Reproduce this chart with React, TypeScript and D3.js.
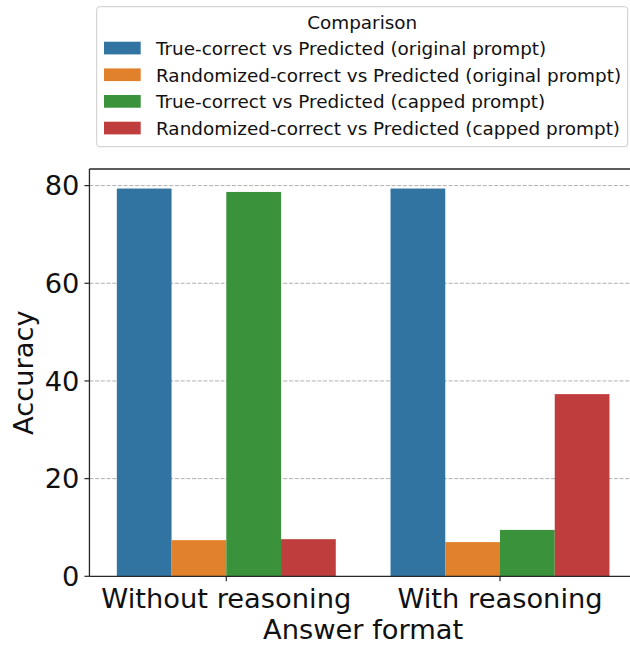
import React from "react";
import * as d3 from "d3";

const categories = ["Without reasoning", "With reasoning"];
const series = [
  "True-correct vs Predicted (original prompt)",
  "Randomized-correct vs Predicted (original prompt)",
  "True-correct vs Predicted (capped prompt)",
  "Randomized-correct vs Predicted (capped prompt)",
];
const trueOriginal = [79.4, 79.4];
const randOriginal = [7.4, 7.0];
const trueCapped = [78.7, 9.5];
const randCapped = [7.6, 37.3];
const seriesValues = [trueOriginal, randOriginal, trueCapped, randCapped];
const colors = ["#3274a1", "#e1812c", "#3a923a", "#c03d3e"];
const yTicks = [0, 20, 40, 60, 80];

const W = 630;
const H = 645;
const left = 89.45;
const top = 169;
const bottom = 576.3;
const band = 273.7;
const FONT = "DejaVu Sans, sans-serif";

export default function App() {
  const x = d3
    .scaleBand<string>()
    .domain(categories)
    .range([left, left + band * categories.length])
    .paddingInner(0)
    .paddingOuter(0);
  const y = d3.scaleLinear().domain([0, 83.4]).range([bottom, top]);
  const bw = x.bandwidth();
  const axisCenter = left + (band * categories.length) / 2;

  const inner = (cat: string) => {
    const c = (x(cat) as number) + bw / 2;
    return d3
      .scaleBand<string>()
      .domain(series)
      .range([c - 0.4 * bw, c + 0.4 * bw])
      .padding(0);
  };

  const legendX = 96.7;
  const legendY = 6.7;
  const legendW = 531;
  const legendH = 140;
  const rowBase = [55, 81.7, 108.3, 135];

  return (
    <>
      <style>{`body{margin:0}`}</style>
      <svg width={W} height={H} style={{ display: "block", overflow: "hidden" }} fontFamily={FONT}>
        <rect x={0} y={0} width={W} height={H} fill="#ffffff" />
        {/* grid */}
        {yTicks
          .filter((t) => t > 0)
          .map((t) => (
            <line
              key={"g" + t}
              x1={left}
              x2={W + 10}
              y1={y(t)}
              y2={y(t)}
              stroke="#b0b0b0"
              strokeWidth={1}
              strokeDasharray="4,1.7"
            />
          ))}
        {/* bars */}
        {categories.map((cat, ci) => {
          const xi = inner(cat);
          return series.map((s, si) => {
            const v = seriesValues[si][ci];
            return (
              <rect
                key={cat + s}
                x={xi(s) as number}
                y={y(v)}
                width={xi.bandwidth()}
                height={y(0) - y(v)}
                fill={colors[si]}
              />
            );
          });
        })}
        {/* spines */}
        <line x1={left} x2={W + 10} y1={top} y2={top} stroke="#262626" strokeWidth={1.3} />
        <line x1={left} x2={W + 10} y1={bottom} y2={bottom} stroke="#262626" strokeWidth={1.3} />
        <line x1={left} x2={left} y1={top} y2={bottom} stroke="#262626" strokeWidth={1.3} />
        {/* y ticks */}
        {yTicks.map((t) => (
          <g key={"yt" + t}>
            <line x1={left - 5} x2={left} y1={y(t)} y2={y(t)} stroke="#262626" strokeWidth={1.2} />
            <text
              x={left - 10}
              y={y(t)}
              dy="0.36em"
              textAnchor="end"
              fontSize={27.3}
              fill="#111"
            >
              {t}
            </text>
          </g>
        ))}
        {/* x ticks */}
        {categories.map((cat) => {
          const c = (x(cat) as number) + bw / 2;
          return (
            <g key={"xt" + cat}>
              <line x1={c} x2={c} y1={bottom} y2={bottom + 5} stroke="#262626" strokeWidth={1.2} />
              <text x={c} y={608} textAnchor="middle" fontSize={27.3} fill="#111">
                {cat}
              </text>
            </g>
          );
        })}
        {/* axis labels */}
        <text x={axisCenter} y={638.5} textAnchor="middle" fontSize={27.3} fill="#111">
          Answer format
        </text>
        <text
          transform={`translate(33, ${(top + bottom) / 2}) rotate(-90)`}
          textAnchor="middle"
          fontSize={27.3}
          fill="#111"
        >
          Accuracy
        </text>
        {/* legend */}
        <rect
          x={legendX}
          y={legendY}
          width={legendW}
          height={legendH}
          rx={3}
          ry={3}
          fill="#ffffff"
          fillOpacity={0.8}
          stroke="#cccccc"
          strokeWidth={1}
        />
        <text x={legendX + legendW / 2} y={28.7} textAnchor="middle" fontSize={18.4} fill="#111">
          Comparison
        </text>
        {series.map((s, i) => (
          <g key={"lg" + s}>
            <rect x={104} y={rowBase[i] - 13.3} width={36.7} height={12.7} fill={colors[i]} />
            <text x={156} y={rowBase[i]} fontSize={18.4} fill="#111">
              {s}
            </text>
          </g>
        ))}
      </svg>
    </>
  );
}
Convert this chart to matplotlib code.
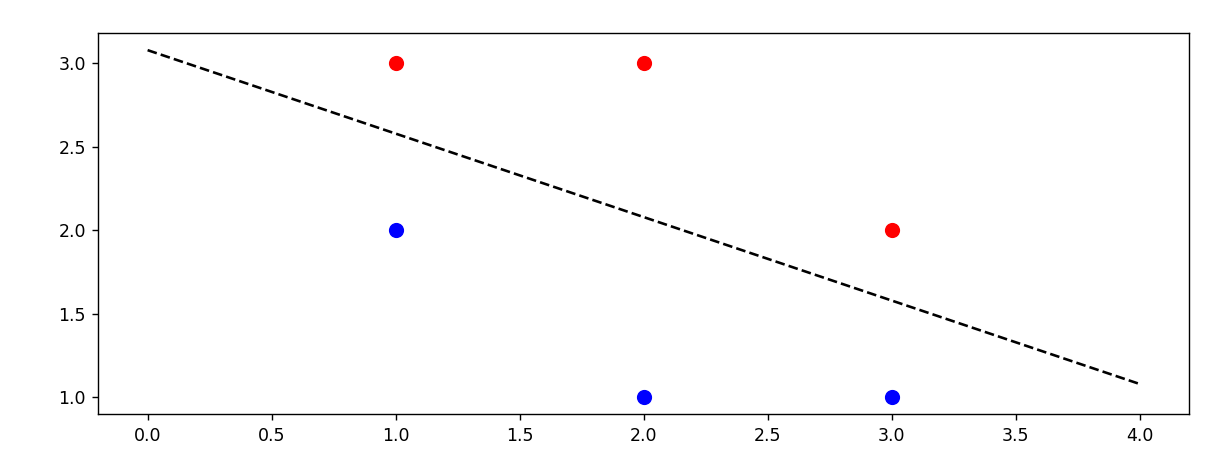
import matplotlib
matplotlib.use("Agg")
import matplotlib.pyplot as plt
import numpy as np

red_x = [1, 2, 3]
red_y = [3, 3, 2]
blue_x = [1, 2, 3]
blue_y = [2, 1, 1]
line_x = [0, 4]
line_y = [3.078, 1.078]

fig = plt.figure(figsize=(9.8, 3.696), dpi=125)
ax = fig.add_axes([0.080, 0.103, 0.891, 0.826])
ax.scatter(red_x, red_y, color="red", s=60)
ax.scatter(blue_x, blue_y, color="blue", s=60)
ax.plot(line_x, line_y, "k--")
fig.savefig("out.png", dpi=125)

### AIM
Your task is to return the lines above, from the first one up to and including the line containing "import * as", minus any pictures.

### ANSWER TO THIS EXERCISE
Reproduce this chart with React, TypeScript and D3.js.
import React from "react";
import * as d3 from "d3";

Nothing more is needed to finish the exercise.